[Provided data]:

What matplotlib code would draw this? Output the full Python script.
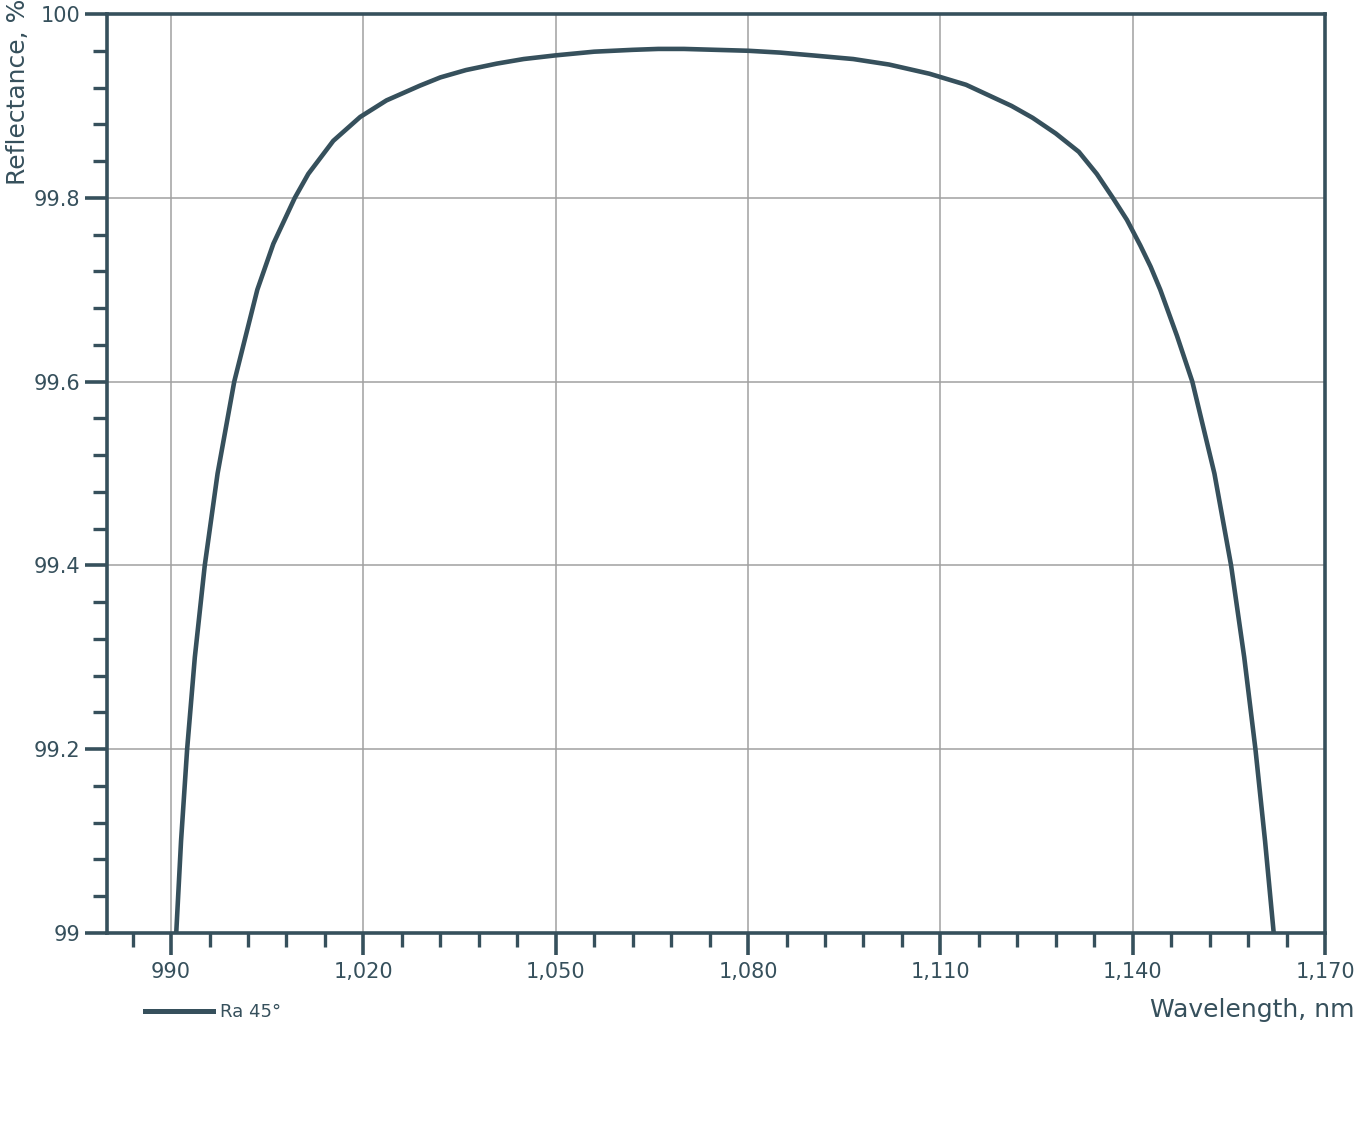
import matplotlib
matplotlib.use("Agg")
import matplotlib.pyplot as plt
from matplotlib.ticker import MultipleLocator, FuncFormatter

# Data
wavelength = [990.8, 991.55, 992.5, 993.7, 995.25, 997.25, 999.85, 1003.45,
              1005.95, 1009.3, 1011.4, 1015.3, 1019.5, 1023.6, 1028.8, 1032.0,
              1036.0, 1040.8, 1045.0, 1050.0, 1056.0, 1062.0, 1066.0, 1070.0,
              1075.0, 1080.0, 1085.0, 1090.0, 1096.4, 1102.0, 1108.3, 1114.0,
              1121.1, 1124.4, 1128.0, 1131.6, 1134.4, 1136.9, 1139.1, 1141.2,
              1142.8, 1144.3, 1146.9, 1149.3, 1152.75, 1155.35, 1157.4, 1159.15,
              1160.65, 1162.0]
reflectance = [99.0, 99.1, 99.2, 99.3, 99.4, 99.5, 99.6, 99.7,
               99.75, 99.8, 99.826, 99.862, 99.888, 99.906, 99.922, 99.931,
               99.939, 99.946, 99.951, 99.955, 99.959, 99.961, 99.962, 99.962,
               99.961, 99.960, 99.958, 99.955, 99.951, 99.945, 99.935, 99.923,
               99.9, 99.887, 99.870, 99.85, 99.826, 99.8, 99.776, 99.748,
               99.725, 99.7, 99.65, 99.6, 99.5, 99.4, 99.3, 99.2,
               99.1, 99.0]
series_name = "Ra 45°"
x_label = "Wavelength, nm"
y_label = "Reflectance, %"

C = "#36505c"
W, H = 1357, 1129
fig = plt.figure(figsize=(W / 100, H / 100), dpi=100)
ax = fig.add_axes([107 / W, 1 - 933 / H, (1325 - 107) / W, (933 - 14) / H])

ax.plot(wavelength, reflectance, color=C, lw=3.3, solid_capstyle="butt",
        solid_joinstyle="round", clip_on=True)

ax.set_xlim(980, 1170)
ax.set_ylim(99, 100)
ax.xaxis.set_major_locator(MultipleLocator(30))
ax.xaxis.set_minor_locator(MultipleLocator(6))
ax.yaxis.set_major_locator(MultipleLocator(0.2))
ax.yaxis.set_minor_locator(MultipleLocator(0.04))
ax.xaxis.set_major_formatter(FuncFormatter(lambda v, p: f"{v:,.0f}"))
ax.yaxis.set_major_formatter(FuncFormatter(lambda v, p: f"{round(v, 2):g}"))

ax.grid(True, which="major", color="#a0a0a0", lw=1.1)
ax.set_axisbelow(True)
for s in ax.spines.values():
    s.set_color(C)
    s.set_linewidth(2.6)

ax.tick_params(axis="both", which="both", direction="out", color=C, labelcolor=C,
               labelsize=15)
ax.tick_params(axis="both", which="major", length=16, width=2.6)
ax.tick_params(axis="both", which="minor", length=10, width=2.4)
ax.tick_params(axis="x", which="major", pad=5)
ax.tick_params(axis="y", which="major", pad=3)

fig.text(1355 / W, 1 - 1010 / H, x_label, ha="right", va="center",
         fontsize=18, color=C)
fig.text(18 / W, 1 - 185 / H, y_label, ha="center", va="bottom",
         rotation=90, fontsize=18, color=C)

# legend
fig.lines.append(plt.Line2D([145 / W, 213 / W], [1 - 1011 / H, 1 - 1011 / H],
                            transform=fig.transFigure, color=C, lw=3.6))
fig.text(220 / W, 1 - 1012 / H, series_name, ha="left", va="center",
         fontsize=13, color=C)

fig.savefig("out.png", dpi=100, facecolor="white")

[Task brief]: Transcribe the listing in full and omit the pictures.

[In response]:
What matplotlib code would draw this? Output the full Python script.
import matplotlib
matplotlib.use("Agg")
import matplotlib.pyplot as plt
from matplotlib.ticker import MultipleLocator, FuncFormatter

# Data
wavelength = [990.8, 991.55, 992.5, 993.7, 995.25, 997.25, 999.85, 1003.45,
              1005.95, 1009.3, 1011.4, 1015.3, 1019.5, 1023.6, 1028.8, 1032.0,
              1036.0, 1040.8, 1045.0, 1050.0, 1056.0, 1062.0, 1066.0, 1070.0,
              1075.0, 1080.0, 1085.0, 1090.0, 1096.4, 1102.0, 1108.3, 1114.0,
              1121.1, 1124.4, 1128.0, 1131.6, 1134.4, 1136.9, 1139.1, 1141.2,
              1142.8, 1144.3, 1146.9, 1149.3, 1152.75, 1155.35, 1157.4, 1159.15,
              1160.65, 1162.0]
reflectance = [99.0, 99.1, 99.2, 99.3, 99.4, 99.5, 99.6, 99.7,
               99.75, 99.8, 99.826, 99.862, 99.888, 99.906, 99.922, 99.931,
               99.939, 99.946, 99.951, 99.955, 99.959, 99.961, 99.962, 99.962,
               99.961, 99.960, 99.958, 99.955, 99.951, 99.945, 99.935, 99.923,
               99.9, 99.887, 99.870, 99.85, 99.826, 99.8, 99.776, 99.748,
               99.725, 99.7, 99.65, 99.6, 99.5, 99.4, 99.3, 99.2,
               99.1, 99.0]
series_name = "Ra 45°"
x_label = "Wavelength, nm"
y_label = "Reflectance, %"

C = "#36505c"
W, H = 1357, 1129
fig = plt.figure(figsize=(W / 100, H / 100), dpi=100)
ax = fig.add_axes([107 / W, 1 - 933 / H, (1325 - 107) / W, (933 - 14) / H])

ax.plot(wavelength, reflectance, color=C, lw=3.3, solid_capstyle="butt",
        solid_joinstyle="round", clip_on=True)

ax.set_xlim(980, 1170)
ax.set_ylim(99, 100)
ax.xaxis.set_major_locator(MultipleLocator(30))
ax.xaxis.set_minor_locator(MultipleLocator(6))
ax.yaxis.set_major_locator(MultipleLocator(0.2))
ax.yaxis.set_minor_locator(MultipleLocator(0.04))
ax.xaxis.set_major_formatter(FuncFormatter(lambda v, p: f"{v:,.0f}"))
ax.yaxis.set_major_formatter(FuncFormatter(lambda v, p: f"{round(v, 2):g}"))

ax.grid(True, which="major", color="#a0a0a0", lw=1.1)
ax.set_axisbelow(True)
for s in ax.spines.values():
    s.set_color(C)
    s.set_linewidth(2.6)

ax.tick_params(axis="both", which="both", direction="out", color=C, labelcolor=C,
               labelsize=15)
ax.tick_params(axis="both", which="major", length=16, width=2.6)
ax.tick_params(axis="both", which="minor", length=10, width=2.4)
ax.tick_params(axis="x", which="major", pad=5)
ax.tick_params(axis="y", which="major", pad=3)

fig.text(1355 / W, 1 - 1010 / H, x_label, ha="right", va="center",
         fontsize=18, color=C)
fig.text(18 / W, 1 - 185 / H, y_label, ha="center", va="bottom",
         rotation=90, fontsize=18, color=C)

# legend
fig.lines.append(plt.Line2D([145 / W, 213 / W], [1 - 1011 / H, 1 - 1011 / H],
                            transform=fig.transFigure, color=C, lw=3.6))
fig.text(220 / W, 1 - 1012 / H, series_name, ha="left", va="center",
         fontsize=13, color=C)

fig.savefig("out.png", dpi=100, facecolor="white")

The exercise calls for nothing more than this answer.